There is no special term for this use of we, because there is nothing grammatically or semantically peculiar about it.
‘We need to mow the lawn’ does not mean ‘You need to mow the lawn’. What it means is something like ‘Our family, considered as a group, has the responsibility for mowing the lawn’. Given that the speaker is a member of that group, there is nothing unusual about using we for it. The meaning of the utterance does not specify how the family will discharge this collective responsibility, that is, to whom it will allocate the execution of the physical actions of mowing. It leaves it open whether that will be this or that member of the family, or perhaps somebody from a commercial lawn-mowing service that the family may choose to engage.
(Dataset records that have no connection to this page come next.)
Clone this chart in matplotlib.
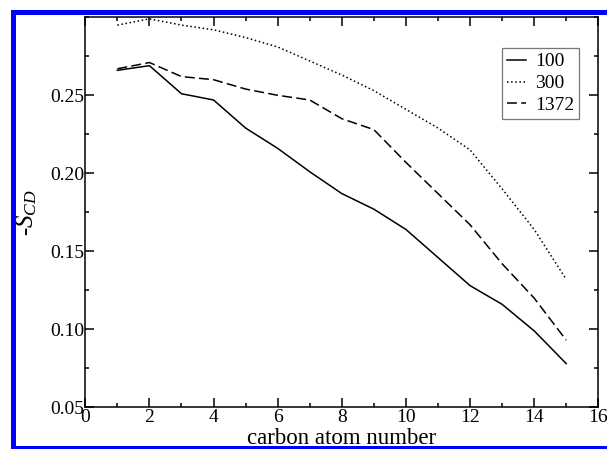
import matplotlib
matplotlib.use('Agg')
import matplotlib.pyplot as plt
from matplotlib.patches import Rectangle
from matplotlib.ticker import MultipleLocator

# carbon atom positions along the chain
carbon = [1, 2, 3, 4, 5, 6, 7, 8, 9, 10, 11, 12, 13, 14, 15]

# order parameters -S_CD for each run
scd_100 = [0.266, 0.269, 0.251, 0.247, 0.229, 0.216, 0.201, 0.187,
           0.177, 0.164, 0.146, 0.128, 0.116, 0.099, 0.078]
scd_300 = [0.295, 0.299, 0.295, 0.292, 0.287, 0.281, 0.272, 0.263,
           0.253, 0.241, 0.229, 0.215, 0.190, 0.164, 0.132]
scd_1372 = [0.267, 0.271, 0.262, 0.260, 0.254, 0.250, 0.247, 0.235,
            0.228, 0.207, 0.187, 0.167, 0.142, 0.120, 0.093]

labels = ['100', '300', '1372']

plt.rcParams['font.family'] = ['Liberation Serif', 'DejaVu Serif']
plt.rcParams['mathtext.fontset'] = 'custom'
plt.rcParams['mathtext.rm'] = 'Liberation Serif'
plt.rcParams['mathtext.it'] = 'Liberation Serif:italic'

W, H = 607, 449
fig = plt.figure(figsize=(W / 100, H / 100), dpi=100)
ax = fig.add_axes([85.3 / W, 1 - 407.3 / H, (598.3 - 85.3) / W, (407.3 - 17.3) / H])

lw = 1.1
ax.plot(carbon, scd_100, color='black', lw=lw, linestyle='-', label=labels[0])
ax.plot(carbon, scd_300, color='black', lw=lw, linestyle=(0, (1, 1.7)), label=labels[1])
ax.plot(carbon, scd_1372, color='black', lw=lw, linestyle=(0, (6.5, 2.8)), label=labels[2])

ax.set_xlim(0, 16)
ax.set_ylim(0.05, 0.30)
ax.set_xticks([0, 2, 4, 6, 8, 10, 12, 14, 16])
ax.set_yticks([0.05, 0.10, 0.15, 0.20, 0.25])
ax.set_yticklabels(['0.05', '0.10', '0.15', '0.20', '0.25'])
ax.xaxis.set_minor_locator(MultipleLocator(1))
ax.yaxis.set_minor_locator(MultipleLocator(0.025))

ax.tick_params(which='both', direction='in', top=True, right=True, width=1.1, color='black')
ax.tick_params(which='major', length=6.5)
ax.tick_params(which='minor', length=3)
ax.tick_params(axis='x', labelsize=14, pad=1)
ax.tick_params(axis='y', labelsize=14, pad=1)
for s in ax.spines.values():
    s.set_linewidth(1.1)

ax.set_xlabel('carbon atom number', fontsize=16.5, labelpad=2)
ax.set_ylabel(r'-$S_{CD}$', fontsize=18, labelpad=8)

leg = ax.legend(loc='upper left', bbox_to_anchor=(502 / W, 1 - 48 / H),
                bbox_transform=fig.transFigure, fontsize=14, frameon=True,
                fancybox=False, borderaxespad=0, borderpad=0.25,
                handlelength=1.0, handletextpad=0.45, labelspacing=0.22)
leg.get_frame().set_edgecolor('#555555')
leg.get_frame().set_linewidth(0.9)

# blue frame around the picture (cut off at the right edge)
blue = '#0000ff'
def px_rect(x0, y0, x1, y1):
    fig.add_artist(Rectangle((x0 / W, 1 - y1 / H), (x1 - x0) / W, (y1 - y0) / H,
                             transform=fig.transFigure, color=blue, lw=0, zorder=10))

px_rect(11, 10, 16, 449)
px_rect(11, 10, 607, 15)
px_rect(11, 445.5, 607, 449)

fig.savefig('out.png', dpi=100)
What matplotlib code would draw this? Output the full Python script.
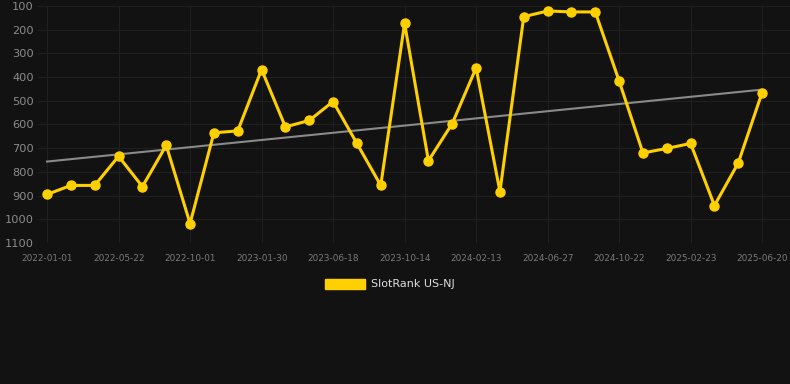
import numpy as np
import matplotlib
matplotlib.use('Agg')
import matplotlib.pyplot as plt
from matplotlib.patches import Patch

# dates of each point (only every 3rd one is shown as a tick label)
dates = ['2022-01-01', '2022-02-17', '2022-04-05', '2022-05-22', '2022-07-05', '2022-08-18',
         '2022-10-01', '2022-11-10', '2022-12-20', '2023-01-30', '2023-03-18', '2023-05-03',
         '2023-06-18', '2023-07-27', '2023-09-05', '2023-10-14', '2023-11-23', '2024-01-03',
         '2024-02-13', '2024-03-28', '2024-05-13', '2024-06-27', '2024-08-05', '2024-09-13',
         '2024-10-22', '2024-12-02', '2025-01-12', '2025-02-23', '2025-04-01', '2025-05-11',
         '2025-06-20']
rank = [895, 857, 857, 734, 862, 688, 1018, 635, 627, 368, 610, 583, 503, 680, 857,
        173, 753, 596, 361, 883, 145, 121, 125, 125, 416, 720, 701, 680, 942, 762, 465]
series_name = 'SlotRank US-NJ'
y_ticks = [100, 200, 300, 400, 500, 600, 700, 800, 900, 1000, 1100]

bg = '#121212'
gold = '#FFD000'

fig = plt.figure(figsize=(7.9, 3.84), dpi=100, facecolor=bg)
ax = fig.add_axes([38 / 790, 1 - 243 / 384, 1 - 38 / 790, (243 - 6) / 384])
ax.set_facecolor(bg)

x = np.arange(len(rank))
# linear trend
k, b = np.polyfit(x, rank, 1)
ax.plot(x, k * x + b, color='#8a8a8a', lw=1.5, zorder=2)
ax.plot(x, rank, color=gold, lw=2.2, marker='o', ms=6.5, zorder=3)

ax.set_ylim(1100, 100)
ax.set_yticks(y_ticks)
ax.set_xlim(-0.38, len(rank) - 1 + 1.17)
ax.set_xticks(x[::3])
ax.set_xticklabels(dates[::3])
ax.tick_params(axis='y', length=0, pad=3, labelsize=8.2, labelcolor='#8c8c8c')
ax.tick_params(axis='x', length=0, pad=8, labelsize=6.4, labelcolor='#7a7a7a')
ax.grid(True, color='#1f1f1f', lw=0.8)
ax.set_axisbelow(True)
for s in ax.spines.values():
    s.set_visible(False)

fig.legend(handles=[Patch(facecolor=gold, edgecolor=gold)], labels=[series_name],
           loc='center', bbox_to_anchor=(390 / 790, 1 - 284 / 384), frameon=False,
           fontsize=8, labelcolor='#dddddd', handlelength=3.6, handleheight=1.0,
           handletextpad=0.6)

fig.savefig('out.png', dpi=100, facecolor=bg)
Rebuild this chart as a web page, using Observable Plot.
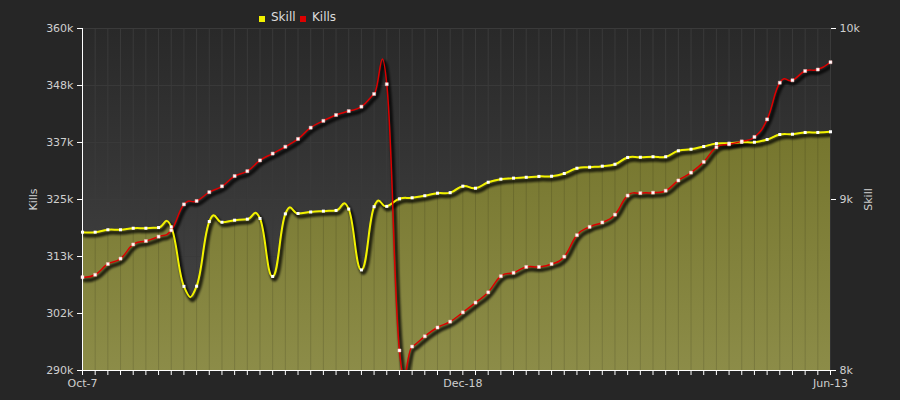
<!DOCTYPE html>
<html><head><meta charset="utf-8">
<script src="https://cdn.jsdelivr.net/npm/d3@7"></script>
<script src="https://cdn.jsdelivr.net/npm/@observablehq/plot@0.6"></script>
<style>
body{margin:0;background:#262626;width:900px;height:400px;overflow:hidden;font-family:"DejaVu Sans",sans-serif;position:relative;}
#legend{position:absolute;left:0;top:0;width:900px;height:24px;font-size:12px;color:#ddd;z-index:2;}
#legend .sq{position:absolute;width:6px;height:6px;top:16px;}
#legend .tx{position:absolute;top:10px;line-height:14px;}
#chart svg{display:block;}
</style></head>
<body>
<div id="legend"></div>
<div id="chart"></div>
<script>
// ---- data ----
const seriesNames = ["Skill", "Kills"];
const seriesColors = ["#f2f200", "#dd0000"];
const xTickIndex = [0, 30, 59];
const xTickLabels = ["Oct-7", "Dec-18", "Jun-13"];
// Kills, in thousands
const kills = [309.1, 309.6, 311.8, 312.9, 315.8, 316.5, 317.4, 318.7, 324.0, 324.7,
  326.5, 327.7, 329.8, 330.8, 333.0, 334.4, 335.8, 337.4, 339.7, 341.1,
  342.3, 343.1, 344.0, 346.6, 348.6, 294.1, 294.9, 297.0, 298.8, 300.0,
  301.9, 303.9, 306.0, 309.3, 310.0, 311.2, 311.2, 311.8, 313.3, 317.7,
  319.4, 320.3, 321.9, 325.8, 326.3, 326.4, 326.8, 328.9, 330.5, 332.7,
  335.7, 336.3, 336.9, 337.8, 341.4, 348.9, 349.4, 351.3, 351.6, 353.1];
const skill = [8809, 8809, 8823, 8823, 8832, 8832, 8836, 8840, 8492, 8493,
  8871, 8867, 8879, 8885, 8889, 8550, 8916, 8918, 8927, 8932,
  8936, 8944, 8588, 8958, 8960, 9004, 9010, 9022, 9037, 9040,
  9078, 9066, 9101, 9119, 9125, 9130, 9135, 9136, 9152, 9183,
  9189, 9195, 9206, 9246, 9247, 9250, 9250, 9285, 9294, 9310,
  9327, 9329, 9335, 9335, 9351, 9380, 9382, 9392, 9392, 9396];
const killsDomain = [290, 360];
const skillDomain = [8000, 10000];
const killsTicks = [290, 301.67, 313.33, 325, 336.67, 348.33, 360];
const skillTicks = [8000, 9000, 10000];
const skillTickLabels = ["8k", "9k", "10k"];

// ---- helpers ----
const toK = s => killsDomain[0] + (s - skillDomain[0]) / (skillDomain[1] - skillDomain[0]) * (killsDomain[1] - killsDomain[0]);
const rows = kills.map((k, i) => ({i, k, s: toK(skill[i])}));
const idx = rows.map(d => d.i);
const curve = d3.curveCardinal.tension(-0.4);

// legend
const lg = document.getElementById("legend");
const lx = [[259, 271], [300, 312]];
seriesNames.forEach((n, j) => {
  const sq = document.createElement("div");
  sq.className = "sq"; sq.style.left = lx[j][0] + "px"; sq.style.background = seriesColors[j];
  const tx = document.createElement("div");
  tx.className = "tx"; tx.style.left = lx[j][1] + "px"; tx.textContent = n;
  lg.append(sq, tx);
});

const NS = "http://www.w3.org/2000/svg";
function defs() {
  const d = document.createElementNS(NS, "defs");
  d.innerHTML = `
    <linearGradient id="bgGrad" gradientUnits="userSpaceOnUse" x1="0" y1="28" x2="0" y2="370">
      <stop offset="0" stop-color="#292929"/><stop offset="1" stop-color="#474747"/>
    </linearGradient>
    <linearGradient id="oliveGrad" gradientUnits="userSpaceOnUse" x1="0" y1="28" x2="0" y2="370">
      <stop offset="0" stop-color="#6c6c22"/><stop offset="1" stop-color="#8c8c48"/>
    </linearGradient>
    <filter id="shadowBlur" x="-5%" y="-5%" width="110%" height="110%">
      <feGaussianBlur stdDeviation="1.3"/>
    </filter>`;
  return d;
}

const plot = Plot.plot({
  width: 900,
  height: 400,
  marginTop: 28,
  marginBottom: 30,
  marginLeft: 82,
  marginRight: 70,
  style: {background: "transparent", fontFamily: "DejaVu Sans, sans-serif", fontSize: "11px"},
  x: {domain: [0, rows.length - 1], axis: null},
  y: {domain: killsDomain, axis: null},
  marks: [
    defs,
    Plot.frame({fill: "url(#bgGrad)", stroke: null}),
    Plot.ruleY(killsTicks, {stroke: "#3a3a3a", strokeWidth: 1}),
    Plot.ruleX(idx, {stroke: "#3a3a3a", strokeWidth: 1}),
    Plot.areaY(rows, {x: "i", y1: killsDomain[0], y2: "s", curve, fill: "url(#oliveGrad)", clip: true}),
    Plot.ruleX(rows, {x: "i", y1: killsDomain[0], y2: "s", stroke: "#000", strokeOpacity: 0.13}),
    Plot.lineY(rows, {x: "i", y: "s", curve, stroke: "#010101", strokeWidth: 4, strokeOpacity: 0.75, dx: 2, dy: 3, clip: true}),
    Plot.lineY(rows, {x: "i", y: "k", curve, stroke: "#010101", strokeWidth: 4, strokeOpacity: 0.75, dx: 2, dy: 3, clip: true}),
    Plot.lineY(rows, {x: "i", y: "s", curve, stroke: seriesColors[0], strokeWidth: 2, clip: true}),
    Plot.lineY(rows, {x: "i", y: "k", curve, stroke: seriesColors[1], strokeWidth: 1.5, clip: true}),
    Plot.dot(rows, {x: "i", y: "s", symbol: "square", r: 1.7, fill: "#fff", stroke: null}),
    Plot.dot(rows, {x: "i", y: "k", symbol: "square", r: 1.7, fill: "#fff", stroke: "#ffb0b0", strokeWidth: 0.5}),
    Plot.ruleY([killsDomain[0]], {stroke: "#fff"}),
    Plot.ruleX([0], {stroke: "#fff"}),
    Plot.axisY({ticks: killsTicks, tickFormat: v => Math.round(v) + "k", tickSize: 5, tickPadding: 4, stroke: "#fff", fill: "#cfcfcf", label: null}),
    Plot.axisY({anchor: "right", ticks: skillTicks.map(toK), tickFormat: (v, j) => skillTickLabels[j], tickSize: 5, tickPadding: 4, stroke: "#fff", fill: "#cfcfcf", label: null}),
    Plot.axisX({ticks: idx, tickFormat: i => { const j = xTickIndex.indexOf(i); return j < 0 ? "" : xTickLabels[j]; }, tickSize: 5, tickPadding: 4, stroke: "#fff", fill: "#cfcfcf", label: null}),
    Plot.text([seriesNames[1]], {frameAnchor: "left", dx: -49, rotate: -90, textAnchor: "middle", fill: "#cfcfcf", fontSize: 11}),
    Plot.text([seriesNames[0]], {frameAnchor: "right", dx: 38, rotate: -90, textAnchor: "middle", fill: "#cfcfcf", fontSize: 11})
  ]
});
plot.querySelectorAll('[stroke="#010101"]').forEach(g => g.setAttribute("filter", "url(#shadowBlur)"));
document.getElementById("chart").append(plot);
</script>
</body></html>
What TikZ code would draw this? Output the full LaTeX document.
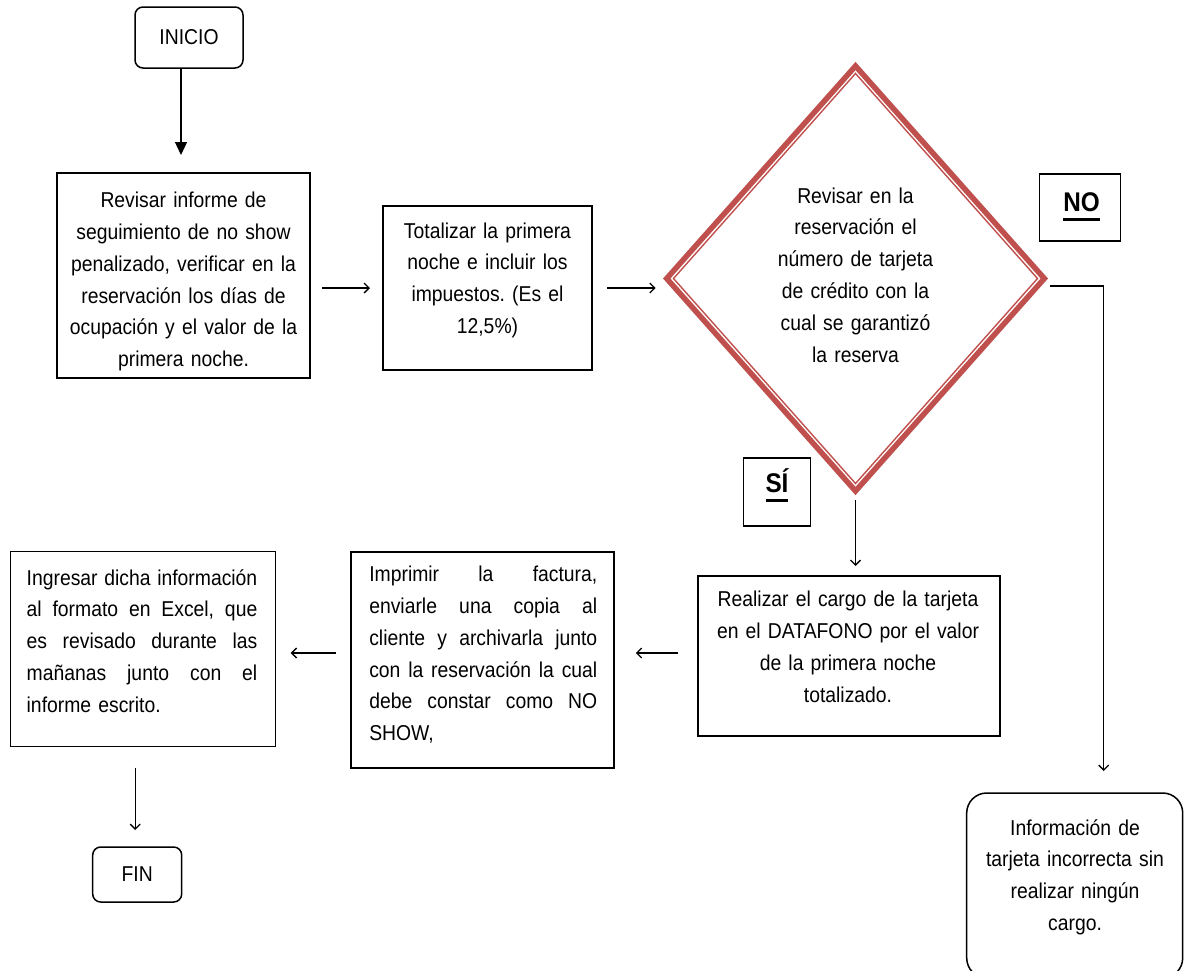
\documentclass[tikz,border=0pt]{standalone}
\usepackage{fontspec}
\setmainfont{Liberation Sans}[FakeStretch=0.9]
\usetikzlibrary{arrows.meta,calc,shapes.geometric}
\definecolor{dred}{RGB}{192,80,77}
\frenchspacing
% thick underline used for the branch labels
\newcommand\thickul[1]{\vtop{\hbox{#1}\kern6.5pt\hrule height 2.5pt}}
% a fully justified line inside a fixed-width block
\newcommand\jline[1]{\leavevmode\hbox to\linewidth{\spaceskip=0.26em plus 1fil minus 0.1em\relax #1}}

\begin{document}
\begin{tikzpicture}[x=1pt,y=-1pt,
  every node/.style={inner sep=0pt, outer sep=0pt},
  bodyfont/.style={font=\fontsize{21.5}{31.8}\selectfont\frenchspacing},
  procbox/.style 2 args={draw, line width=1.5pt, minimum width=#1, minimum height=#2},
  termbox/.style 2 args={draw, line width=1.5pt, rounded corners=8pt, minimum width=#1, minimum height=#2, bodyfont},
  ctext/.style={bodyfont, text width=320pt, align=center, anchor=base},
  jtext/.style={bodyfont, text width=#1, align=left, anchor=base west},
  tagbox/.style 2 args={draw, line width=1.5pt, minimum width=#1, minimum height=#2},
  tagtext/.style={font=\fontsize{27}{30}\selectfont\bfseries, anchor=base},
  arr/.style={line width=1.3pt, -{Straight Barb[length=5pt,width=10pt,line width=1.3pt]}},
  bigarr/.style={line width=1.3pt, -{Triangle[length=13pt,width=12pt]}}
]
\fill[white] (0,0) rectangle (1185,970);
\useasboundingbox (0,0) rectangle (1185,970);

% start and end terminals
\node[termbox={108}{61}] (ini) at (189,37.5) {INICIO};
\node[termbox={89}{55}] (fin) at (137.2,874.5) {FIN};

% process boxes
\node[procbox={253}{205}] (b1) at (183.5,275.5) {};
\node[ctext] (t1) at (183.5,207.7) {Revisar informe de\\seguimiento de no show\\penalizado, verificar en la\\reservación los días de\\ocupación y el valor de la\\primera noche.};

\node[procbox={209}{164}] (b2) at (487.5,288) {};
\node[ctext] (t2) at (487.5,238) {Totalizar la primera\\noche e incluir los\\impuestos. (Es el\\12,5\%)};

% decision
\node[diamond, draw=dred, line width=5.5pt, line join=miter, minimum width=377.6, minimum height=425] (dia) at (855.5,278.5) {};
\node[diamond, draw=dred, line width=1.4pt, line join=miter, minimum width=364, minimum height=410] (diain) at (dia) {};
\node[ctext] (tdia) at (855.5,203) {Revisar en la\\reservación el\\número de tarjeta\\de crédito con la\\cual se garantizó\\la reserva};

% branch labels
\node[tagbox={81}{67}] (nobox) at (1080,207.5) {};
\node[tagtext] (notxt) at (1081.5,211.7) {\thickul{NO}};
\node[tagbox={67}{68}] (sibox) at (777,492) {};
\node[tagtext] (sitxt) at (777,492.7) {\thickul{SÍ}};

\node[procbox={302}{160}] (real) at (849,656) {};
\node[ctext] (treal) at (848,606.7) {Realizar el cargo de la tarjeta\\en el DATAFONO por el valor\\de la primera noche\\totalizado.};

\node[procbox={263}{216}] (imp) at (482.3,660) {};
\node[jtext=228pt] (timp) at (369.3,581.7) {\jline{Imprimir la factura,}\\\jline{enviarle una copia al}\\\jline{cliente y archivarla junto}\\\jline{con la reservación la cual}\\\jline{debe constar como NO}\\SHOW,};

\node[procbox={265}{195}] (ing) at (143.2,649.2) {};
\node[jtext=230.6pt] (ting) at (26.7,585) {\jline{Ingresar dicha información}\\\jline{al formato en Excel, que}\\\jline{es revisado durante las}\\\jline{mañanas junto con el}\\informe escrito.};

\node[draw, line width=1.5pt, rounded corners=20pt, minimum width=216, minimum height=185] (info) at (1074.7,885.5) {};
\node[ctext] (tinfo) at (1075,835) {Información de\\tarjeta incorrecta sin\\realizar ningún\\cargo.};

% connectors
\draw[bigarr, shorten >=18pt] ([xshift=-8pt]ini.south) -- ([xshift=-8pt]ini.south |- b1.north);
\draw[arr, shorten <=12pt, shorten >=13pt] (b1.east |- b2.west) -- (b2.west);
\draw[arr, shorten <=15pt, shorten >=11pt] (b2.east) -- (b2.east -| dia.west);
\draw[arr] ($(dia.east)+(6,7.5)$) -| ($(info.north)+(29,-22)$);
\draw[arr, shorten <=9pt, shorten >=10pt] (dia.south) -- (dia.south |- real.north);
\draw[arr, shorten <=20pt, shorten >=22pt] ($(real.west)+(0,-3)$) -- ($(real.west -| imp.east)+(0,-3)$);
\draw[arr, shorten <=15pt, shorten >=15pt] ($(imp.west)+(0,-7)$) -- ($(imp.west -| ing.east)+(0,-7)$);
\draw[arr, shorten <=21pt, shorten >=17pt] ($(fin.north |- ing.south)+(-2,0)$) -- ($(fin.north)+(-2,0)$);
\end{tikzpicture}
\end{document}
Of course, it is possible that when somebody in a particular family says ‘We need to mow the lawn’, there will be an expectation that one specific member of the family (perhaps the one who has always done it before) will do the physical mowing. That is, however, a matter of the practices established within that family; it is not a matter of the meaning of English words.
Similarly, to use the example that appears in another answer on this page, when an officer says ‘We need to take that hill’, he means something like ‘Our unit (considered collectively) needs to take that hill’. Given that the officer is a member of the unit, there is nothing unusual about his referring to the unit as we. The officer does not by this sentence say anything as to which members of the unit will perform which specific actions; that will be specified by the commands that will follow.